Given exercise =>
From the line with "Output the web" to the line with "const BLUE = '#0000ff';", both included, repeat each line exactly and leave out the pictures.

(Records with drawing code)
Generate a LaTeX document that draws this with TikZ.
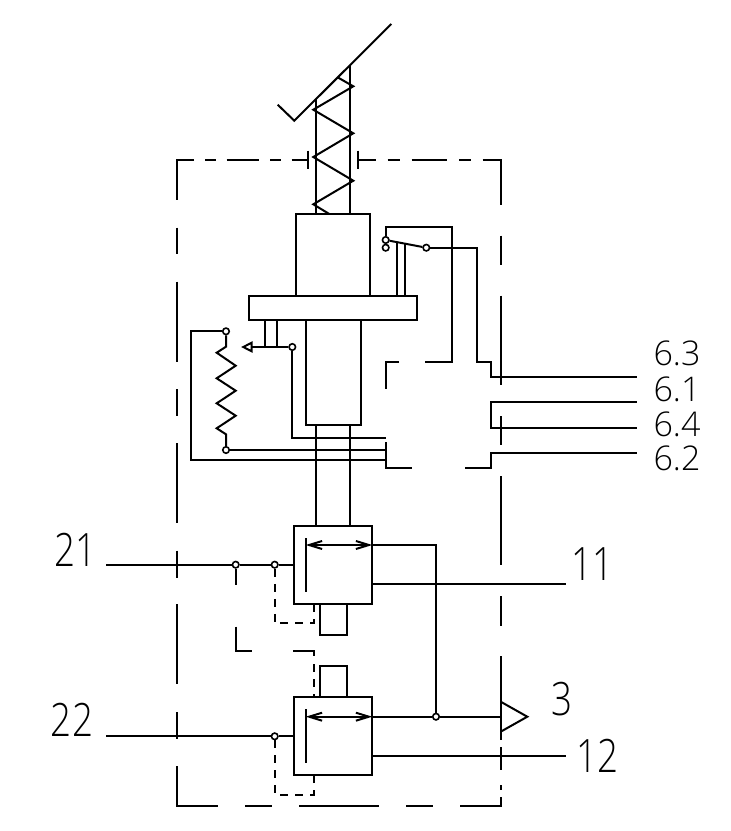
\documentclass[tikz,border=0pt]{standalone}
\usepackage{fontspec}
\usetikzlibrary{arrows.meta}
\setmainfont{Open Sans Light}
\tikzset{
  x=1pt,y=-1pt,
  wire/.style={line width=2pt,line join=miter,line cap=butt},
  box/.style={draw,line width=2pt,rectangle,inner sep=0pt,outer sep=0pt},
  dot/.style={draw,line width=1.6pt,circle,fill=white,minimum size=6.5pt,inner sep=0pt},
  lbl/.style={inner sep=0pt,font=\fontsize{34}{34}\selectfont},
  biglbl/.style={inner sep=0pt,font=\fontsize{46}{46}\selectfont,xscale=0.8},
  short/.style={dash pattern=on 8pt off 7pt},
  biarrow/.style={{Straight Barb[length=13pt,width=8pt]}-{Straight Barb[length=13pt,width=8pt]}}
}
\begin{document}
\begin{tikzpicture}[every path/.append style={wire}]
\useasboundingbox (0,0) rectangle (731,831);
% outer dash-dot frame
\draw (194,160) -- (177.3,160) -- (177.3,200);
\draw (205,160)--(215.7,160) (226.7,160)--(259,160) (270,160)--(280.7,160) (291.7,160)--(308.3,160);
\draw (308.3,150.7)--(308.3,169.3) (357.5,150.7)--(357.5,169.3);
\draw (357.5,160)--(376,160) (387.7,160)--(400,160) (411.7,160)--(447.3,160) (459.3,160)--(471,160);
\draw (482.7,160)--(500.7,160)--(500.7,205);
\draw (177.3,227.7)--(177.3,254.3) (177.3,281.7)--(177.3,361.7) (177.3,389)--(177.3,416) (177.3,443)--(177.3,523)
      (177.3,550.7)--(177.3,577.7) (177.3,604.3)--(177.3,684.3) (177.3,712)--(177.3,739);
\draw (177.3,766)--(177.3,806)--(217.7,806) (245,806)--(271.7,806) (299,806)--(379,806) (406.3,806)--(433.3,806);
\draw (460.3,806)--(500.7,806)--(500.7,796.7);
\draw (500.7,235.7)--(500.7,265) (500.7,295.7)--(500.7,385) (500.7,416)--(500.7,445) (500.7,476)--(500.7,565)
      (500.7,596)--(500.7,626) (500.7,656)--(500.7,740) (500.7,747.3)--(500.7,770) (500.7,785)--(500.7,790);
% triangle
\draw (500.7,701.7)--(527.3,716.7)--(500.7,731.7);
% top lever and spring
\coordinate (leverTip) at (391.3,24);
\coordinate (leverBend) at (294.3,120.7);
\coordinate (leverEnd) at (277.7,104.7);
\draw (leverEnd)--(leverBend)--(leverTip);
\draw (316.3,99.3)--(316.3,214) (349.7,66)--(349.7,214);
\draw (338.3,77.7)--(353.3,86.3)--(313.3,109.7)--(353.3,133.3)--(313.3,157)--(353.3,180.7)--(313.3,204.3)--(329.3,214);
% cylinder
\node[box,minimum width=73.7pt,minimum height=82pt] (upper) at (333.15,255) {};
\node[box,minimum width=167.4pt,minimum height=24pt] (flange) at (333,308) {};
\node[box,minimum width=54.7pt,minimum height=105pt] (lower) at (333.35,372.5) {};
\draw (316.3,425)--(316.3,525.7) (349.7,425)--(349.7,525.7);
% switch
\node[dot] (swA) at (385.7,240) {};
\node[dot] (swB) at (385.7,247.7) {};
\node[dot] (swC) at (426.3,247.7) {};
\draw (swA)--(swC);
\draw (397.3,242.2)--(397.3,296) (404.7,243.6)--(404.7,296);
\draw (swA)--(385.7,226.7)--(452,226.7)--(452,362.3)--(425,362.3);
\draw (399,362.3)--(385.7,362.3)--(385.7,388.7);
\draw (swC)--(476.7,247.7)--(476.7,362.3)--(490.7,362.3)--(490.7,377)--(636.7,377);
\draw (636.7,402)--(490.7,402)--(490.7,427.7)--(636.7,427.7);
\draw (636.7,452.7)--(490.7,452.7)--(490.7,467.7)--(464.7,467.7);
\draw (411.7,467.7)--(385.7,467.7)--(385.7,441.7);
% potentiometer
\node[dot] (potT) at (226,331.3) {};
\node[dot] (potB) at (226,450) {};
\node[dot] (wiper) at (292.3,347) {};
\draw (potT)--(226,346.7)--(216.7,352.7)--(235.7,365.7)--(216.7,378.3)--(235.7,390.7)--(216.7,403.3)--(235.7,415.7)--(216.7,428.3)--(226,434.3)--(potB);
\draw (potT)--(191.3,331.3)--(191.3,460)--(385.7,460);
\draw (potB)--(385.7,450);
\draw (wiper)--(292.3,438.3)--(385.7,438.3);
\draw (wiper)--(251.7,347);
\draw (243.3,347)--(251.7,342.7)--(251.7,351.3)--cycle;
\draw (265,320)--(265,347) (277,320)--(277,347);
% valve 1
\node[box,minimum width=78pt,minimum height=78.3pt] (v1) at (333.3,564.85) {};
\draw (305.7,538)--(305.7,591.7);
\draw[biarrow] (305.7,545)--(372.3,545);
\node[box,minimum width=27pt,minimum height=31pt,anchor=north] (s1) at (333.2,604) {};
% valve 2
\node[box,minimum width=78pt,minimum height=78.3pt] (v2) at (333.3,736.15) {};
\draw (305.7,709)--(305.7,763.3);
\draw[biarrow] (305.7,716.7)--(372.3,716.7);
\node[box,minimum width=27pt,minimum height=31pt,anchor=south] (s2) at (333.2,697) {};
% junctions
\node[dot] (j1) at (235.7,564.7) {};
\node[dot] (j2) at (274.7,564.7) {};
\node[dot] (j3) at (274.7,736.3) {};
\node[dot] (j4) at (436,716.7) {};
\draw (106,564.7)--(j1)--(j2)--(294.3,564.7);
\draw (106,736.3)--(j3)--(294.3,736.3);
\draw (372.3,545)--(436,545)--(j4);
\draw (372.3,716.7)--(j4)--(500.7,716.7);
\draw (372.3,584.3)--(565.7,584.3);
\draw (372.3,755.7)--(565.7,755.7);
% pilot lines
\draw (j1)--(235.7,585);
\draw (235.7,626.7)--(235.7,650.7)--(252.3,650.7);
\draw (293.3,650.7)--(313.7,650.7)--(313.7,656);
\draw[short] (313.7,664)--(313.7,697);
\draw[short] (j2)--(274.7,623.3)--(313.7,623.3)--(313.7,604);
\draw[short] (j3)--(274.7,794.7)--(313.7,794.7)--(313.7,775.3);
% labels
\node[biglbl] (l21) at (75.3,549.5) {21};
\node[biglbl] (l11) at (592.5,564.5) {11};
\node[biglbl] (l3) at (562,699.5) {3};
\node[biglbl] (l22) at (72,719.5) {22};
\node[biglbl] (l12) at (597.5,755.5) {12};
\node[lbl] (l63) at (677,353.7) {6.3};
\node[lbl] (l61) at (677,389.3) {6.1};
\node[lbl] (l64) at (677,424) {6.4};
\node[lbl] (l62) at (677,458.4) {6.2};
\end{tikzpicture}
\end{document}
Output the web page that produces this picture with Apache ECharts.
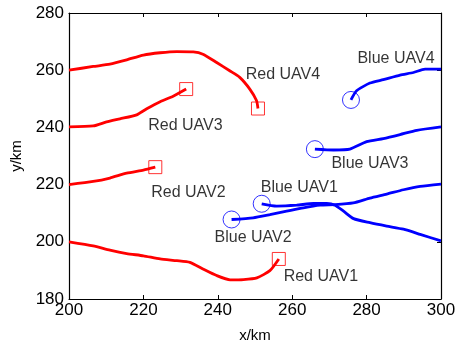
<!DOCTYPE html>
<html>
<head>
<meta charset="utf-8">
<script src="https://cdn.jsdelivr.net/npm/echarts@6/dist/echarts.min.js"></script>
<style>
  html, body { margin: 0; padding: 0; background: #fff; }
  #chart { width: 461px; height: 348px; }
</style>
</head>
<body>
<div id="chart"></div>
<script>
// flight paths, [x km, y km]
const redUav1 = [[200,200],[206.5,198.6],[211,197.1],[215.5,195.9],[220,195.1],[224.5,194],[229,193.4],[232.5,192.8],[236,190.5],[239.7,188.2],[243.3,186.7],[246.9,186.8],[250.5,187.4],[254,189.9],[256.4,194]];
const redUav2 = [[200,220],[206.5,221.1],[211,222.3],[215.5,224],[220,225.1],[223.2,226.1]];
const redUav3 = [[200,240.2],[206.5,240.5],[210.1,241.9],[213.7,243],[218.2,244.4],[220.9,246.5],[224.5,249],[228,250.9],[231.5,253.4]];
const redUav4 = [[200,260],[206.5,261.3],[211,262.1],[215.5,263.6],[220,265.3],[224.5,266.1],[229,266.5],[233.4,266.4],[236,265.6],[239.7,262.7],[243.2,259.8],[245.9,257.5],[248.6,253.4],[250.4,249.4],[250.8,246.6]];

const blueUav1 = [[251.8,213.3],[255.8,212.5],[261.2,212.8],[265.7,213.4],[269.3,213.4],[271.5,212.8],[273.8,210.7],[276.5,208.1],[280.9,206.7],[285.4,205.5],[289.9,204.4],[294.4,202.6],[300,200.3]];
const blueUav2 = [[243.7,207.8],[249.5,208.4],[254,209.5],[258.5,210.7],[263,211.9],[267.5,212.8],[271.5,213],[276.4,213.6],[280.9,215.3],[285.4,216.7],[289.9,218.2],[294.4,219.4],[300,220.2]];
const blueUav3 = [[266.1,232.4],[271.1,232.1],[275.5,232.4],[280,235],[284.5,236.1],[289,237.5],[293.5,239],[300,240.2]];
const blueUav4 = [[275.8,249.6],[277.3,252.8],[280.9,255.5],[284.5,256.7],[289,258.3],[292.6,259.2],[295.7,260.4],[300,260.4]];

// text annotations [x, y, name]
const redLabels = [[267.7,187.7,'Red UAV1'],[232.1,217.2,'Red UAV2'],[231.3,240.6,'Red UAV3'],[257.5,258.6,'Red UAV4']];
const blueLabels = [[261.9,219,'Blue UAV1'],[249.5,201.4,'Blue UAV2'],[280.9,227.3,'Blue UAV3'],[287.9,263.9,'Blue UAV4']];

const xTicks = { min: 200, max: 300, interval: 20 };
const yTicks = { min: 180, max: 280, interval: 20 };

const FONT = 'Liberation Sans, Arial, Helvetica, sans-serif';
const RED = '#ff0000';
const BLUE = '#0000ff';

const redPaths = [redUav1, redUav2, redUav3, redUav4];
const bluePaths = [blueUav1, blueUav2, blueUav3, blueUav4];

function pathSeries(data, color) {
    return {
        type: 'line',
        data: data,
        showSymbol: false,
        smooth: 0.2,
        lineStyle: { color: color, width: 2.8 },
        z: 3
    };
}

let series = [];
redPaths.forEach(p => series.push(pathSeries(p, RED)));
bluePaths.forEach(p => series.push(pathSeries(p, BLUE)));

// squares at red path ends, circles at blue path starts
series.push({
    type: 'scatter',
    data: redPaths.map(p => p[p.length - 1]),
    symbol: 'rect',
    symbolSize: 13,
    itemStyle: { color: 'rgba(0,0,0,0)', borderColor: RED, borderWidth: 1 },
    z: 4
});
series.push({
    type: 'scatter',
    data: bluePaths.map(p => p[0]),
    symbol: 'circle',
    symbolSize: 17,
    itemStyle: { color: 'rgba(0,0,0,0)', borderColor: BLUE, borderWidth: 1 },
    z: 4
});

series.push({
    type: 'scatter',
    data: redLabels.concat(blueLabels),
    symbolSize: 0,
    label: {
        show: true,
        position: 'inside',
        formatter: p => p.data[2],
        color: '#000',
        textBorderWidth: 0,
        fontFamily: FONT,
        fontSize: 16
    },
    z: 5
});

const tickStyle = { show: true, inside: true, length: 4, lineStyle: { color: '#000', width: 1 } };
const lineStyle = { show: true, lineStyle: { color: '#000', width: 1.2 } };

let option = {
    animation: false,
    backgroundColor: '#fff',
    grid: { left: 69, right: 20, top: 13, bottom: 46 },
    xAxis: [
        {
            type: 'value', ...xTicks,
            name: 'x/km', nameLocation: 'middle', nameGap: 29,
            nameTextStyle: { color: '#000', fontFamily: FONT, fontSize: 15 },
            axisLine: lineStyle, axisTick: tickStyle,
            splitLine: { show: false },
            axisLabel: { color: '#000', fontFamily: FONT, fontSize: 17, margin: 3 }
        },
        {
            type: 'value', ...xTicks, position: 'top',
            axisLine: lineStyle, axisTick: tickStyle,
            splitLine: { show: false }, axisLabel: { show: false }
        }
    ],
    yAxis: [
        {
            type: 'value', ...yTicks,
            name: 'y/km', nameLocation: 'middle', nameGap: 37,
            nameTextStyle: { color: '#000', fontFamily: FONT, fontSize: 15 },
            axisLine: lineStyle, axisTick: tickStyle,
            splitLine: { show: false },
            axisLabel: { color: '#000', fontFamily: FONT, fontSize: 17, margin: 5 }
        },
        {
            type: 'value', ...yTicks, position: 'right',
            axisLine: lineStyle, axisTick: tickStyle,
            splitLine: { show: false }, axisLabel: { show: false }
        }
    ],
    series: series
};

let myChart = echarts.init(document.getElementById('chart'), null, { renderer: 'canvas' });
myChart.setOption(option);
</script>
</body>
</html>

Solution to this exercise =>
Output the web page that produces this picture with Apache ECharts.
<!DOCTYPE html>
<html>
<head>
<meta charset="utf-8">
<script src="https://cdn.jsdelivr.net/npm/echarts@6/dist/echarts.min.js"></script>
<style>
  html, body { margin: 0; padding: 0; background: #fff; }
  #chart { width: 461px; height: 348px; }
</style>
</head>
<body>
<div id="chart"></div>
<script>
// flight paths, [x km, y km]
const redUav1 = [[200,200],[206.5,198.6],[211,197.1],[215.5,195.9],[220,195.1],[224.5,194],[229,193.4],[232.5,192.8],[236,190.5],[239.7,188.2],[243.3,186.7],[246.9,186.8],[250.5,187.4],[254,189.9],[256.4,194]];
const redUav2 = [[200,220],[206.5,221.1],[211,222.3],[215.5,224],[220,225.1],[223.2,226.1]];
const redUav3 = [[200,240.2],[206.5,240.5],[210.1,241.9],[213.7,243],[218.2,244.4],[220.9,246.5],[224.5,249],[228,250.9],[231.5,253.4]];
const redUav4 = [[200,260],[206.5,261.3],[211,262.1],[215.5,263.6],[220,265.3],[224.5,266.1],[229,266.5],[233.4,266.4],[236,265.6],[239.7,262.7],[243.2,259.8],[245.9,257.5],[248.6,253.4],[250.4,249.4],[250.8,246.6]];

const blueUav1 = [[251.8,213.3],[255.8,212.5],[261.2,212.8],[265.7,213.4],[269.3,213.4],[271.5,212.8],[273.8,210.7],[276.5,208.1],[280.9,206.7],[285.4,205.5],[289.9,204.4],[294.4,202.6],[300,200.3]];
const blueUav2 = [[243.7,207.8],[249.5,208.4],[254,209.5],[258.5,210.7],[263,211.9],[267.5,212.8],[271.5,213],[276.4,213.6],[280.9,215.3],[285.4,216.7],[289.9,218.2],[294.4,219.4],[300,220.2]];
const blueUav3 = [[266.1,232.4],[271.1,232.1],[275.5,232.4],[280,235],[284.5,236.1],[289,237.5],[293.5,239],[300,240.2]];
const blueUav4 = [[275.8,249.6],[277.3,252.8],[280.9,255.5],[284.5,256.7],[289,258.3],[292.6,259.2],[295.7,260.4],[300,260.4]];

// text annotations [x, y, name]
const redLabels = [[267.7,187.7,'Red UAV1'],[232.1,217.2,'Red UAV2'],[231.3,240.6,'Red UAV3'],[257.5,258.6,'Red UAV4']];
const blueLabels = [[261.9,219,'Blue UAV1'],[249.5,201.4,'Blue UAV2'],[280.9,227.3,'Blue UAV3'],[287.9,263.9,'Blue UAV4']];

const xTicks = { min: 200, max: 300, interval: 20 };
const yTicks = { min: 180, max: 280, interval: 20 };

const FONT = 'Liberation Sans, Arial, Helvetica, sans-serif';
const RED = '#ff0000';
const BLUE = '#0000ff';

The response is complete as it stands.